Unsurprisingly, the idea of predictive policing has attracted a great deal of controversy, with the majority of opponents citing serious ethical issues associated with the use of such technology. Some have also voiced concerns about potential bias in the data used to train the system, which could result in biased predictions and lead the police to focus their efforts on certain communities, while leaving other communities underprotected. These concerns are unlikely to prevent the rise of predictive policing, though, with reports coming out that countries like the US, China, Denmark, Germany, and the Netherlands have all deployed or tested predictive policing tools in recent years.

How will AI affect the future of law enforcement?

Law enforcement is an activity that relies heavily on the collection and processing of information to prevent and control crime. However, as there’s only so much information a human can process at any given time, investigations often proceed slowly and are quite susceptible to human error, which makes law enforcement a prime candidate for the adoption of artificial intelligence.

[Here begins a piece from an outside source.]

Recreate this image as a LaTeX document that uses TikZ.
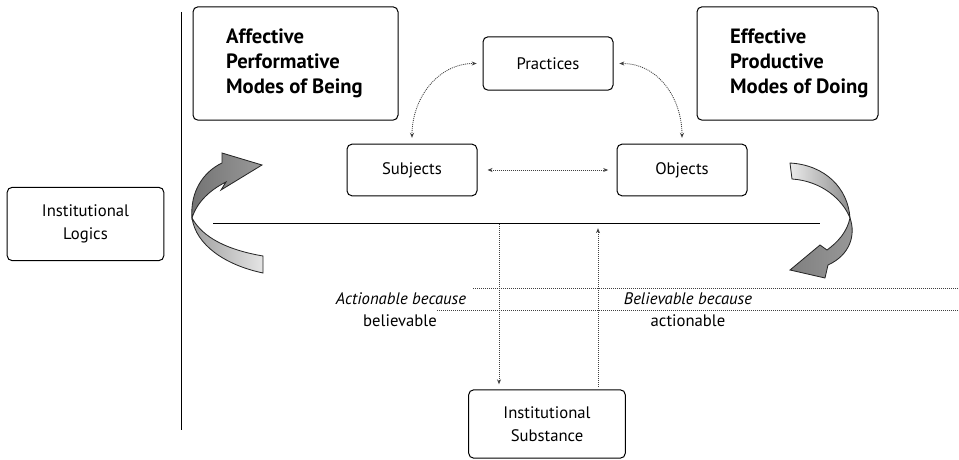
\documentclass[tikz,border=0pt]{standalone}
\usepackage{fontspec}
\setmainfont{PT Sans}
\usetikzlibrary{positioning,arrows.meta}

\tikzset{
  logicbox/.style={draw, line width=0.6pt, rounded corners=3pt, align=center,
    font=\fontsize{10}{13.8}\selectfont},
  modebox/.style={draw, line width=0.6pt, rounded corners=3pt, minimum height=68pt},
  modetext/.style={align=left, inner sep=0pt, font=\fontsize{12.4}{15}\selectfont\bfseries},
  plaintext/.style={anchor=base, inner sep=0pt, font=\fontsize{10}{12}\selectfont},
  dotline/.style={line width=0.5pt, black!75, dash pattern=on 0.6pt off 0.6pt},
  dotboth/.style={dotline, {Stealth[length=3pt,width=2.4pt]}-{Stealth[length=3pt,width=2.4pt]}},
  dotto/.style={dotline, -{Stealth[length=3pt,width=2.4pt]}},
  ribbon/.style={draw=black!85, line width=0.5pt},
}

\begin{document}
\begin{tikzpicture}[x=0.6pt, y=-0.6pt]
    \useasboundingbox (0,0) rectangle (959,460);
    % divider
    \draw[line width=0.6pt] (181,12) -- (181,430);
    % boxes
    \node[logicbox, minimum width=94pt, minimum height=44pt] (logics) at (85.5,224) {Institutional\\Logics};
    \node[modebox, minimum width=123pt] (being) at (295.5,63.5) {};
    \node[modetext, right=20pt of being.west] (beingtxt) {Affective\\Performative\\Modes of Being};
    \node[modebox, minimum width=108.6pt] (doing) at (787.5,63.5) {};
    \node[modetext, right=20pt of doing.west] (doingtxt) {Effective\\Productive\\Modes of Doing};
    \node[logicbox, minimum width=78pt, minimum height=32pt] (prac) at (548,63.5) {Practices};
    \node[logicbox, minimum width=78pt, minimum height=31pt] (subj) at (412,170) {Subjects};
    \node[logicbox, minimum width=78pt, minimum height=31pt] (obj) at (682,170) {Objects};
    \node[logicbox, minimum width=94pt, minimum height=41pt] (subst) at (547,424) {Institutional\\Substance};
    % base line
    \coordinate (lineL) at (213,224);
    \coordinate (lineR) at (820,224);
    \draw[line width=0.6pt] (lineL) -- (lineR);
    % links between the three boxes
    \draw[dotboth, shorten <=3.5pt, shorten >=3.5pt] (subj.north) .. controls +(0,-45) and +(-45,0) .. (prac.west);
    \draw[dotboth, shorten <=3.5pt, shorten >=3.5pt] (obj.north) .. controls +(0,-45) and +(45,0) .. (prac.east);
    \draw[dotboth, shorten <=6pt, shorten >=5pt] (subj.east) -- (obj.west);
    % down and up
    \coordinate (down) at (499,224);
    \coordinate (up) at (598,224);
    \draw[dotto, shorten >=3pt] (down) -- (down |- subst.north);
    \draw[dotto, shorten <=1.5pt, shorten >=2.5pt] (up |- subst.north) -- (up);
    % guide lines
    \draw[dotline] (473,288) -- (959,288);
    \draw[dotline] (437,310) -- (959,310);
    % labels
    \node[plaintext, font=\fontsize{10}{12}\selectfont\itshape] (act) at (401,305) {Actionable because};
    \node[plaintext] (actb) at (400,327) {believable};
    \node[plaintext, font=\fontsize{10}{12}\selectfont\itshape] (bel) at (688,305) {Believable because};
    \node[plaintext] (belb) at (688,327) {actionable};
    % left twisted arrow
    \coordinate (twl) at (192,218);
    \draw[ribbon, left color=black!38, right color=black!10] (twl) .. controls (196,245) and (225,265) .. (263,273)
        -- (263,256) .. controls (228,250) and (203,238) .. (twl) -- cycle;
    \draw[ribbon, left color=black!55, right color=black!40] (twl) .. controls (190,192) and (203,172) .. (222,163)
        -- (222,153) -- (262,165) -- (221,190) -- (226,182) .. controls (210,190) and (197,202) .. (twl) -- cycle;
    % right twisted arrow
    \coordinate (twr) at (850,218);
    \draw[ribbon, left color=black!8, right color=black!45] (790,163) .. controls (825,165) and (848,188) .. (twr)
        .. controls (843,200) and (822,181) .. (792,179) -- cycle;
    \draw[ribbon, left color=black!50, right color=black!40] (twr) .. controls (856,235) and (850,255) .. (828,265)
        -- (825,278) -- (790,270) -- (820,245) -- (827,250) .. controls (838,242) and (847,232) .. (twr) -- cycle;
\end{tikzpicture}
\end{document}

AI offers unparalleled ability to analyse massive amounts of data in a short amount of time and identify patterns that may be imperceptible to humans, leading many law enforcement agencies around the world to start experimenting with using AI for crime-fighting purposes. Whether it’s used to catch online sexual predators, identify victims of human trafficking, determine whether a person is lying, or even predict crime before it happens, artificial intelligence certainly has the potential to make the world a much safer place, but we need to proceed with caution and make sure to address any outstanding concerns before we put our fate into its hands.